A straightforward implementation uses a boolean comparison and type conversion.

1import numpy as np
2
3
4def relu_derivative(x):
5    x = np.asarray(x)
6    return (x > 0).astype(x.dtype if np.issubdtype(x.dtype, np.floating) else np.float32)
7
8x = np.array([-2.0, -0.5, 0.0, 1.2, 3.4])
9print(relu_derivative(x))

This returns an array of zeros and ones with the same shape as x.

An Even Simpler Variant

Another common implementation uses np.where.

1import numpy as np
2
3
4def relu_derivative_where(x):
5    x = np.asarray(x)
6    return np.where(x > 0, 1.0, 0.0)
7
8print(relu_derivative_where(np.array([-1.0, 0.0, 2.0])))

Both styles are fine. The boolean-cast version is often a little more compact, while np.where can be easier for beginners to read.

What About x == 0?

Mathematically, ReLU is not differentiable at 0. In practical code, you still need a value there.

The most common convention is to set the derivative at 0 to 0.

x = np.array([-1.0, 0.0, 2.0])
print((x > 0).astype(np.float32))

This yields [0., 0., 1.].

Some theoretical discussions choose a subgradient at 0, but for hand-coded NumPy neural-network practice, 0 is the normal choice unless your framework or derivation explicitly says otherwise.
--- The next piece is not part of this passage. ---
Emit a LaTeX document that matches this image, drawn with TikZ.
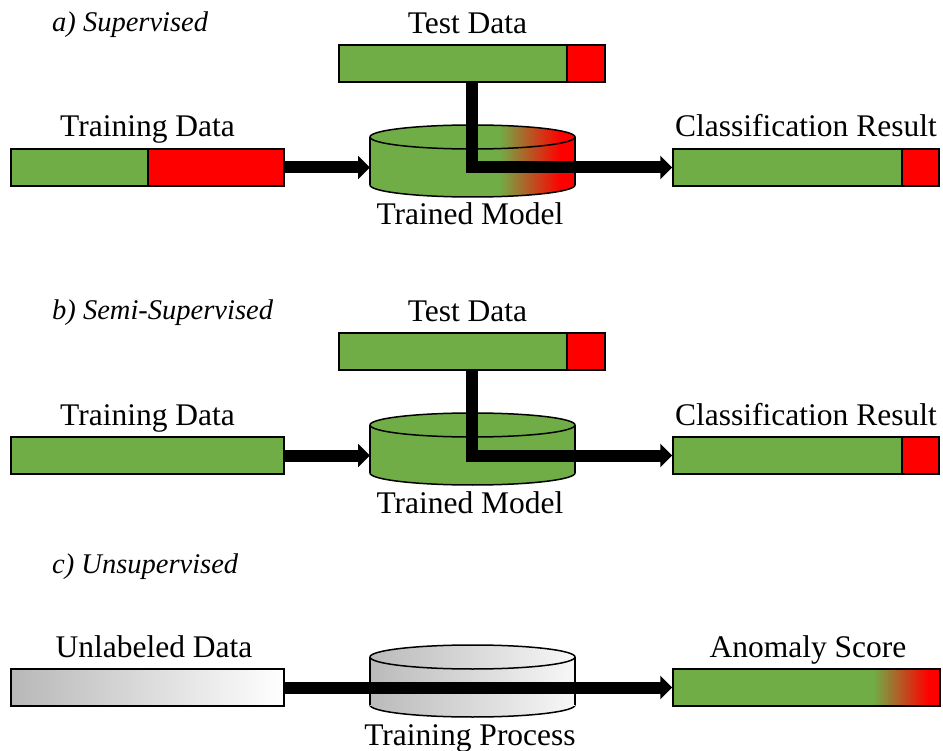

Use The Pre-Activation Input

When implementing backpropagation manually, the derivative should usually be computed from the pre-activation values or from the activation output in a way that preserves the same sign information.

For example, if z is the linear input to ReLU:

z = np.array([[-1.0, 2.0], [0.0, 5.0]])
grad = relu_derivative(z)
print(grad)

This gradient mask is what you multiply elementwise with the upstream gradient.

Applying It In Backpropagation

A simple backpropagation step often looks like this:

1upstream_grad = np.array([[0.2, 0.3], [0.4, 0.5]])
2z = np.array([[-1.0, 2.0], [0.0, 5.0]])
3
4local_grad = relu_derivative(z)
5dz = upstream_grad * local_grad
6
7print(dz)

The entries corresponding to non-positive z values are zeroed out, which matches the behavior of ReLU during backpropagation.

Watch The Dtype

One small but useful detail is output dtype. If your training arrays are float arrays, returning floats for the derivative is usually better than returning booleans.

That is why implementations often cast the mask to float32 or match the floating dtype of the input.

Common Pitfalls

• Forgetting that ReLU is not differentiable exactly at 0 and needing a practical convention.
• Returning booleans when the rest of the computation expects numeric gradient arrays.
• Computing the derivative from the wrong tensor in a manual backpropagation implementation.
• Using Python loops instead of NumPy vectorization.
• Confusing the derivative of ReLU with the ReLU activation itself.

Summary

• The usual NumPy implementation of ReLU derivative is 1 where x > 0 and 0 otherwise.
• At x == 0, most practical implementations choose 0.
• Boolean masks plus casting or np.where both work well.
• In backpropagation, multiply the upstream gradient by the derivative mask elementwise.
• Keep the implementation vectorized and dtype-aware for clean numerical code.